▸ Recorded data:
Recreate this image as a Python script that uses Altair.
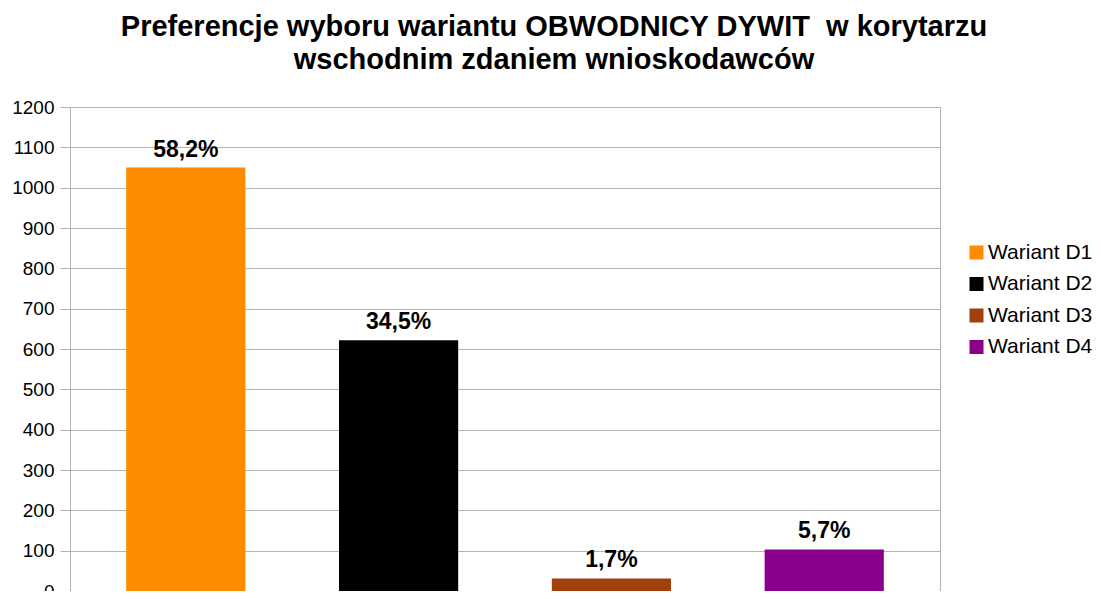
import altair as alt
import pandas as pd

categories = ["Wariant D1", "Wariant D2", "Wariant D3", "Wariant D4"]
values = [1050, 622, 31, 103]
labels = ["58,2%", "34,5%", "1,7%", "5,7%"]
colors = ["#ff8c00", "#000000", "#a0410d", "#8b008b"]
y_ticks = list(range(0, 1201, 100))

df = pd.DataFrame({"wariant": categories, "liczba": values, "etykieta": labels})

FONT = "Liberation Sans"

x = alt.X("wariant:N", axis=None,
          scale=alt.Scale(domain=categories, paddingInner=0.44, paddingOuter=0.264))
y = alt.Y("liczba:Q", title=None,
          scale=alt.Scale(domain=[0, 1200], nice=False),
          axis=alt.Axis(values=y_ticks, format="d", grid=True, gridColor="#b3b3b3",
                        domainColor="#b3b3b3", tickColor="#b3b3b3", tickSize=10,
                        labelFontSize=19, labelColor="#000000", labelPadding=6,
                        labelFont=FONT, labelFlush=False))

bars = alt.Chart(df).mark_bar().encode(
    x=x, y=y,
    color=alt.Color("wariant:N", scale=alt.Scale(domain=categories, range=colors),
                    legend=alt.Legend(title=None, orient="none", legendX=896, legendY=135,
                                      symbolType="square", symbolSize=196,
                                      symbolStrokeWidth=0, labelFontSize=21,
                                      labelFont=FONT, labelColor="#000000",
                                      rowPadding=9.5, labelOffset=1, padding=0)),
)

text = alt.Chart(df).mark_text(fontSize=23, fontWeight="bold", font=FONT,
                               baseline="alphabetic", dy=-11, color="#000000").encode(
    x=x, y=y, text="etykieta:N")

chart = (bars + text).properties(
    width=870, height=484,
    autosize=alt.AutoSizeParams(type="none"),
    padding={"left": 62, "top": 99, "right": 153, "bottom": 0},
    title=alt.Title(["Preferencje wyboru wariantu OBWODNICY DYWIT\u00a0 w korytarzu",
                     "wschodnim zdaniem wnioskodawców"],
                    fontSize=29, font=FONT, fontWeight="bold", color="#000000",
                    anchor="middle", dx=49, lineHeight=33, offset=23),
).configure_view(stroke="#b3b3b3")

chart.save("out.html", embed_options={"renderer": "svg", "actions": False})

▸ Do this: Repeat the data exactly, dropping every picture it holds.

▸ Written answer:
Recreate this image as a Python script that uses Altair.
import altair as alt
import pandas as pd

categories = ["Wariant D1", "Wariant D2", "Wariant D3", "Wariant D4"]
values = [1050, 622, 31, 103]
labels = ["58,2%", "34,5%", "1,7%", "5,7%"]
colors = ["#ff8c00", "#000000", "#a0410d", "#8b008b"]
y_ticks = list(range(0, 1201, 100))

df = pd.DataFrame({"wariant": categories, "liczba": values, "etykieta": labels})

FONT = "Liberation Sans"

x = alt.X("wariant:N", axis=None,
          scale=alt.Scale(domain=categories, paddingInner=0.44, paddingOuter=0.264))
y = alt.Y("liczba:Q", title=None,
          scale=alt.Scale(domain=[0, 1200], nice=False),
          axis=alt.Axis(values=y_ticks, format="d", grid=True, gridColor="#b3b3b3",
                        domainColor="#b3b3b3", tickColor="#b3b3b3", tickSize=10,
                        labelFontSize=19, labelColor="#000000", labelPadding=6,
                        labelFont=FONT, labelFlush=False))

bars = alt.Chart(df).mark_bar().encode(
    x=x, y=y,
    color=alt.Color("wariant:N", scale=alt.Scale(domain=categories, range=colors),
                    legend=alt.Legend(title=None, orient="none", legendX=896, legendY=135,
                                      symbolType="square", symbolSize=196,
                                      symbolStrokeWidth=0, labelFontSize=21,
                                      labelFont=FONT, labelColor="#000000",
                                      rowPadding=9.5, labelOffset=1, padding=0)),
)

text = alt.Chart(df).mark_text(fontSize=23, fontWeight="bold", font=FONT,
                               baseline="alphabetic", dy=-11, color="#000000").encode(
    x=x, y=y, text="etykieta:N")

chart = (bars + text).properties(
    width=870, height=484,
    autosize=alt.AutoSizeParams(type="none"),
    padding={"left": 62, "top": 99, "right": 153, "bottom": 0},
    title=alt.Title(["Preferencje wyboru wariantu OBWODNICY DYWIT\u00a0 w korytarzu",
                     "wschodnim zdaniem wnioskodawców"],
                    fontSize=29, font=FONT, fontWeight="bold", color="#000000",
                    anchor="middle", dx=49, lineHeight=33, offset=23),
).configure_view(stroke="#b3b3b3")

chart.save("out.html", embed_options={"renderer": "svg", "actions": False})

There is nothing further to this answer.